In January 2014, Scream Factory released the film in a collector's edition package featuring both Blu-ray and DVD editions. On August 30, 2022, Scream Factory issued the film again in 4K UHD Blu-ray format. In their review of the 4K UHD Blu-ray, Chuck Bowen and Jake Cole of Slant Magazine praised it as a significant upgrade from the prior release, writing that the 2014 Blu-ray "suffered from extensive digital noise reduction that left many images flattened and waxy, but their UHD comes from a new 4K scan that more accurately captures the film’s earthen tones."

==Reception==
===Box office===
Cat People opened in 600 cinemas in the United States, and grossed $1,617,636 during its opening weekend, opening at number 10 at the box office. It earned an additional $1,502,216 during its second weekend, and $846,603 during its third weekend. It remained in distribution for 39 weeks, and concluded its theatrical run with a $7 million domestic gross. It earned an additional $14 million in international markets, making for a worldwide gross of $21 million.

===Critical response===
 Metacritic, which uses a weighted average, assigned the a score of 61 out of 100, based on 17 critics, indicating "generally favorable" reviews.

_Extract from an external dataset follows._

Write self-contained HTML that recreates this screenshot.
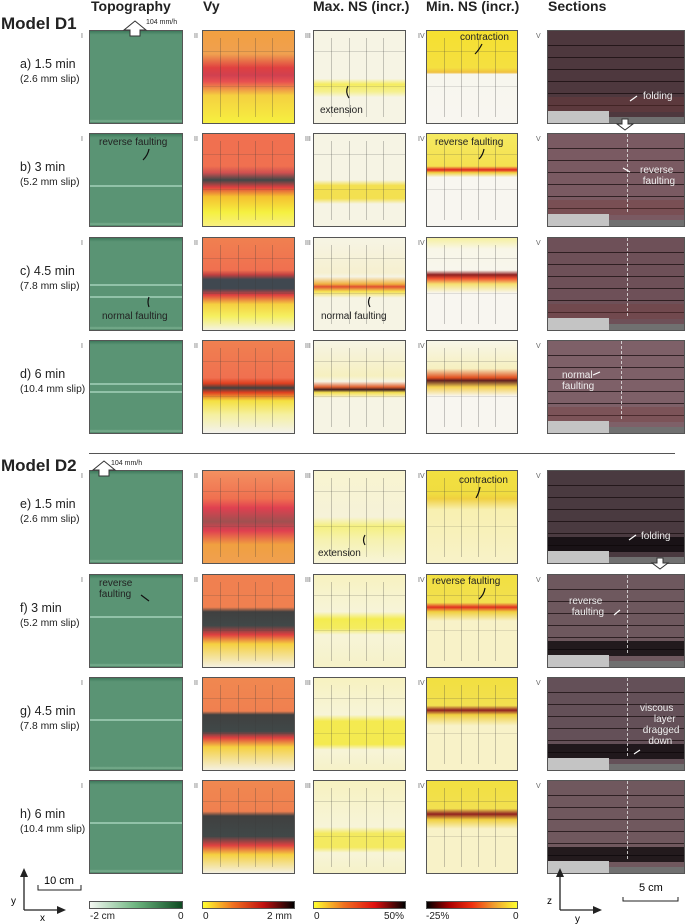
<!DOCTYPE html>
<html><head><meta charset="utf-8">
<style>
body{margin:0;width:685px;height:924px;background:#fff;position:relative;overflow:hidden;font-family:"Liberation Sans",Arial,sans-serif;color:#222}
.a{position:absolute}
.p{position:absolute;border:1px solid #555;box-sizing:border-box;overflow:hidden}
.h{position:absolute;top:-2px;font-weight:bold;font-size:14px}
.lab{position:absolute;left:20px;font-size:12.5px;line-height:14px}
.lab small{font-size:10.3px}
.rn{position:absolute;font-size:7px;color:#666}
.t{position:absolute;font-size:10px;white-space:nowrap}
.g{position:absolute;background:rgba(60,60,60,.45)}
.cb{position:absolute;top:901px;height:8px;border:1px solid #555;box-sizing:border-box}
.ct{position:absolute;top:911px;font-size:10px}
</style></head><body>
<div class="h" style="left:91px">Topography</div>
<div class="h" style="left:203px">Vy</div>
<div class="h" style="left:313px">Max. NS (incr.)</div>
<div class="h" style="left:426px">Min. NS (incr.)</div>
<div class="h" style="left:548px">Sections</div>
<div class="a" style="left:1px;top:14px;font-weight:bold;font-size:17px">Model D1</div>
<div class="a" style="left:1px;top:456px;font-weight:bold;font-size:17px">Model D2</div>
<div class="a" style="left:89px;top:453px;width:586px;height:1px;background:#555"></div>
<div class="t" style="left:146px;top:19px;font-size:7px">104 mm/h</div>
<div class="t" style="left:111px;top:460px;font-size:7px">104 mm/h</div>
<div id="root"></div>

<div class="cb" style="left:89px;width:94px;background:linear-gradient(90deg,#f4f8f2,#6db57f,#0e4a22)"></div>
<div class="cb" style="left:202px;width:93px;background:linear-gradient(90deg,#ffff30,#f07020,#c01010,#000)"></div>
<div class="cb" style="left:313px;width:93px;background:linear-gradient(90deg,#ffff30,#f07020,#e01010,#000)"></div>
<div class="cb" style="left:426px;width:92px;background:linear-gradient(90deg,#000,#a00,#f03010,#f0a030,#ffff30)"></div>
<div class="ct" style="left:90px">-2 cm</div><div class="ct" style="left:178px">0</div>
<div class="ct" style="left:203px">0</div><div class="ct" style="left:267px">2 mm</div>
<div class="ct" style="left:314px">0</div><div class="ct" style="left:384px">50%</div>
<div class="ct" style="left:426px">-25%</div><div class="ct" style="left:513px">0</div>
<svg class="a" style="left:0;top:860px" width="90" height="64">
<path d="M24 50 V12 M24 50 H62" stroke="#222" stroke-width="1.3" fill="none"/>
<path d="M20 17 L24 8 L28 17Z M57 46 L66 50 L57 54Z" fill="#222"/>
<path d="M38 25 V30 H81 V25" stroke="#222" fill="none"/>
<text x="11" y="44" font-size="10" font-family="Liberation Sans">y</text>
<text x="40" y="61" font-size="10" font-family="Liberation Sans">x</text>
<text x="44" y="24" font-size="11" font-family="Liberation Sans">10 cm</text>
</svg>
<svg class="a" style="left:545px;top:860px" width="140" height="64">
<path d="M15 50 V12 M15 50 H53" stroke="#222" stroke-width="1.3" fill="none"/>
<path d="M11 17 L15 8 L19 17Z M48 46 L57 50 L48 54Z" fill="#222"/>
<path d="M78 37 V41 H133 V37" stroke="#222" fill="none"/>
<text x="2" y="44" font-size="10" font-family="Liberation Sans">z</text>
<text x="30" y="62" font-size="10" font-family="Liberation Sans">y</text>
<text x="94" y="31" font-size="11" font-family="Liberation Sans">5 cm</text>
</svg>
<script>
var rowsY=[30,133,237,340,470,574,677,780];
var colsX=[89,202,313,426,547];
var colsW=[94,93,93,92,138];
var labels=[["a) 1.5 min","(2.6 mm slip)"],["b) 3 min","(5.2 mm slip)"],["c) 4.5 min","(7.8 mm slip)"],["d) 6 min","(10.4 mm slip)"],["e) 1.5 min","(2.6 mm slip)"],["f) 3 min","(5.2 mm slip)"],["g) 4.5 min","(7.8 mm slip)"],["h) 6 min","(10.4 mm slip)"]];
var vy=[
"#f2a040 0%,#f0a050 25%,#e04040 40%,#d04050 48%,#e85050 55%,#f5d040 70%,#f6f040 100%",
"#f07050 0%,#f07050 35%,#d05050 42%,#404848 50%,#e04040 58%,#f5c030 68%,#f5f040 85%,#f8f080 100%",
"#f08050 0%,#f07050 35%,#c04040 40%,#404850 45%,#404850 55%,#e04040 62%,#f5d040 72%,#f5f060 85%,#f4f2e0 100%",
"#f08050 0%,#f07050 40%,#e04020 46%,#404040 51%,#e04020 56%,#f5e040 65%,#f5f0a0 80%,#f4f2ec 100%",
"#f39060 0%,#f07050 30%,#e04050 40%,#a05050 55%,#e04050 65%,#f0a040 80%,#f0a050 100%",
"#f08050 0%,#f08050 35%,#404040 40%,#404848 55%,#e04040 65%,#f5d040 75%,#f4f0e0 100%",
"#f08850 0%,#f08050 36%,#404040 40%,#404848 58%,#e04040 65%,#f5d040 75%,#f4f0e0 100%",
"#f08850 0%,#f08050 33%,#404040 38%,#404848 60%,#e04040 70%,#f5d040 80%,#f4f0e0 100%"];
var maxns=[
"#f6f4e4 0%,#f6f4e4 52%,#f5ec60 58%,#f5f090 66%,#f6f4e4 72%",
"#f6f4e4 0%,#f6f4e4 50%,#f3e050 56%,#f3e050 70%,#f6f4e4 76%",
"#f6f4e4 0%,#f6f0d0 38%,#f6f4e4 42%,#f0b040 50%,#e05030 53%,#f5e050 58%,#f6f4e4 65%",
"#f6f4e4 0%,#f6f0c0 38%,#f6f4e4 44%,#e06030 50%,#402020 53%,#f5e050 56%,#f6f4e4 62%",
"#f8f4d0 0%,#f6f2d8 50%,#f5f080 60%,#f6f2b0 75%,#f7f4d8 100%",
"#f7f2c0 0%,#f7f4d8 40%,#f4ec50 48%,#f4ec60 58%,#f7f4d8 65%,#f6f2c8 100%",
"#f7f2c0 0%,#f7f4d8 40%,#f4ea50 47%,#f4ea50 72%,#f7f4d8 78%,#f6f2c8 100%",
"#f7f2c0 0%,#f7f4d8 50%,#f4ea60 57%,#f4ea60 72%,#f7f4d8 78%,#f6f2c8 100%"];
var minns=[
"#f5e030 0%,#f5e040 40%,#f0c040 45%,#f7f6ee 47%,#f8f6f0 100%",
"#f5ea60 0%,#f5e050 35%,#e02020 39%,#f0d040 42%,#f8f6f0 47%,#f8f6f0 100%",
"#f6f0a0 0%,#f8f6e8 12%,#f8f6ec 35%,#902020 40%,#f05030 44%,#f5e070 50%,#f8f6f0 60%,#f8f6f0 100%",
"#f8f6e8 0%,#f6f0c0 30%,#e05020 40%,#602020 43%,#f5d050 50%,#f8f6f0 60%,#f8f6f0 100%",
"#f2e040 0%,#f0dc40 25%,#f0d040 30%,#f8f0b0 42%,#f8f2c8 100%",
"#f2e040 0%,#f2e050 30%,#e03020 35%,#f0d040 40%,#f8f2c8 50%,#f8f2c8 100%",
"#f2e040 0%,#f2e050 30%,#902020 35%,#f0d040 40%,#f8f2c8 52%,#f8f2c8 100%",
"#f2e040 0%,#f2e050 30%,#902020 36%,#f0d040 42%,#f8f2c8 52%,#f8f2c8 100%"];
var secBg=["#4e383e","#7a5a62","#6e5058","#7e6068","#4a3a40","#6e585e","#645058","#70585e"];
var topoLines=[[],[55],[50,63],[46,54],[],[45],[45],[45]];
var root=document.getElementById('root');
function mk(parent,cls,style){var e=document.createElement('div');if(cls)e.className=cls;e.style.cssText=style;parent.appendChild(e);return e;}
var roman=["I","II","III","IV","V"];
for(var r=0;r<8;r++){
  var y=rowsY[r];
  var lb=mk(root,'lab','top:'+(y+27)+'px');
  lb.innerHTML=labels[r][0]+'<br><small>'+labels[r][1]+'</small>';
  
  
  for(var c=0;c<5;c++){
    var rn=mk(root,'rn','left:'+(colsX[c]-(c==4?11:8))+'px;top:'+(y+3)+'px');
    rn.textContent=roman[c];
    var bg;
    if(c==0)bg='linear-gradient(180deg,#3f7a5c 0%,#5a9474 4%,#5a9474 96%,#7ab090 98%,#4a7e62 100%)';
    else if(c==1)bg='linear-gradient(180deg,'+vy[r]+')';
    else if(c==2)bg='linear-gradient(180deg,'+maxns[r]+')';
    else if(c==3)bg='linear-gradient(180deg,'+minns[r]+')';
    else bg=secBg[r];
    var p=mk(root,'p','left:'+colsX[c]+'px;top:'+y+'px;width:'+colsW[c]+'px;height:94px;background:'+bg);
    
    
    if(c==0){topoLines[r].forEach(function(t){mk(p,'g','left:0;right:0;top:'+t+'%;height:2px;background:rgba(200,240,220,.5)');});}
    if(c>=1&&c<=3){
      for(var k=1;k<5;k++)mk(p,'g','left:'+(k*19)+'%;top:8%;bottom:6%;width:1px;opacity:.6');
      mk(p,'g','left:0;right:0;top:22%;height:1px;opacity:.4');
      mk(p,'g','left:0;right:0;top:60%;height:1px;opacity:.3');
    }
    if(c==4){
      for(var k=0;k<6;k++)mk(p,'g','left:0;right:0;top:'+(15+k*13)+'%;height:1px;background:rgba(20,10,12,.7)');
      mk(p,'g','left:0;right:0;top:72%;height:16%;background:'+(r<4?'rgba(120,60,60,.35)':'rgba(10,5,8,.75)'));
      mk(p,'g','left:0;width:45%;bottom:0;height:13%;background:#c4c4c4');
      mk(p,'g','left:45%;right:0;bottom:0;height:7%;background:#707070');
      if(r==1||r==2||r==3||r>=5)mk(p,'g','left:'+(r==3?54:58)+'%;top:0;bottom:15%;width:0;border-left:1px dashed rgba(230,230,230,.8);background:none');
    }
  }
}
function txt(x,y,s,col,name){var e=mk(root,'t','left:'+x+'px;top:'+y+'px;color:'+(col||'#222'));e.innerHTML=s;}
txt(320,105,'extension','#222','annotation-extension-a');
txt(460,32,'contraction','#222','annotation-contraction-a');
txt(643,91,'folding','#eee','annotation-folding-a');
txt(99,137,'reverse faulting','#222','annotation-reverse-faulting-b1');
txt(435,137,'reverse faulting','#222','annotation-reverse-faulting-b4');
txt(640,165,'reverse<br>&nbsp;faulting','#eee','annotation-reverse-faulting-b5');
txt(102,311,'normal faulting','#222','annotation-normal-faulting-c1');
txt(321,311,'normal faulting','#222','annotation-normal-faulting-c3');
txt(562,370,'normal<br>faulting','#eee','annotation-normal-faulting-d5');
txt(318,548,'extension','#222','annotation-extension-e');
txt(459,475,'contraction','#222','annotation-contraction-e');
txt(641,531,'folding','#eee','annotation-folding-e');
txt(99,578,'reverse<br>faulting','#222','annotation-reverse-faulting-f1');
txt(432,576,'reverse faulting','#222','annotation-reverse-faulting-f4');
txt(569,596,'reverse<br>&nbsp;faulting','#eee','annotation-reverse-faulting-f5');
txt(640,703,'viscous<br>&nbsp;&nbsp;&nbsp;&nbsp;&nbsp;layer<br>&nbsp;dragged<br>&nbsp;&nbsp;&nbsp;down','#eee','annotation-viscous-layer');
</script>
<svg class="a" style="left:0;top:0" width="685" height="924">
<path d="M130 36 v-6 h-6 l11 -9 l11 9 h-6 v6z" fill="#fff" stroke="#333"/>
<path d="M99 476 v-6 h-6 l11 -9 l11 9 h-6 v6z" fill="#fff" stroke="#333"/>
<path d="M622 119 h6 v5 h5 l-8 6 l-8 -6 h5z" fill="#fff" stroke="#333"/>
<path d="M657 558 h6 v5 h5 l-8 6 l-8 -6 h5z" fill="#fff" stroke="#333"/>
<g stroke="#111" stroke-width="1.2" fill="none"><path d="M349 98 q-4 -6 -1 -12"/><path d="M482 44 q-3 6 -7 10"/><path d="M149 149 q-1 6 -6 11"/><path d="M484 149 q-1 6 -5 10"/><path d="M149 307 q-2 -5 0 -10"/><path d="M370 307 q-3 -5 0 -10"/><path d="M365 545 q-3 -5 0 -10"/><path d="M480 487 q-1 6 -4 11"/><path d="M141 595 l8 6"/><path d="M485 588 q-1 7 -6 11"/></g>
<g stroke="#fff" stroke-width="1.2"><path d="M637 96 l-7 5"/><path d="M630 172 l-7 -4"/><path d="M593 375 l7 -3"/><path d="M636 535 l-7 5"/><path d="M620 610 l-6 5"/><path d="M640 750 l-6 4"/></g>
</svg>
</body></html>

Roger Ebert of the Chicago Sun-Times rated the film a three and a half out of four stars, stating, "Cat People is a good movie in an old tradition, a fantasy-horror film that takes itself just seriously enough to work, has just enough fun to be entertaining, contains elements of intrinsic fascination in its magnificent black leopards, and ends in one way just when we were afraid it was going to end in another".

Variety also gave the film a positive rating by praising Nastassja Kinski's performance: "Kinski was essential to the film as conceived, and she's endlessly watchable". Leonard Maltin awarded the film a mixed two out of a possible four stars, calling it "sexy, bloody, technically well crafted, but uneven and ultimately unsatisfying".
However, Kinski stated, when being interviewed by her friend and actress Jodie Foster in Film Comment, that she disliked the film, describing it as "slick" and "manipulative". This surprised Foster, who asserted she thoroughly enjoyed the film.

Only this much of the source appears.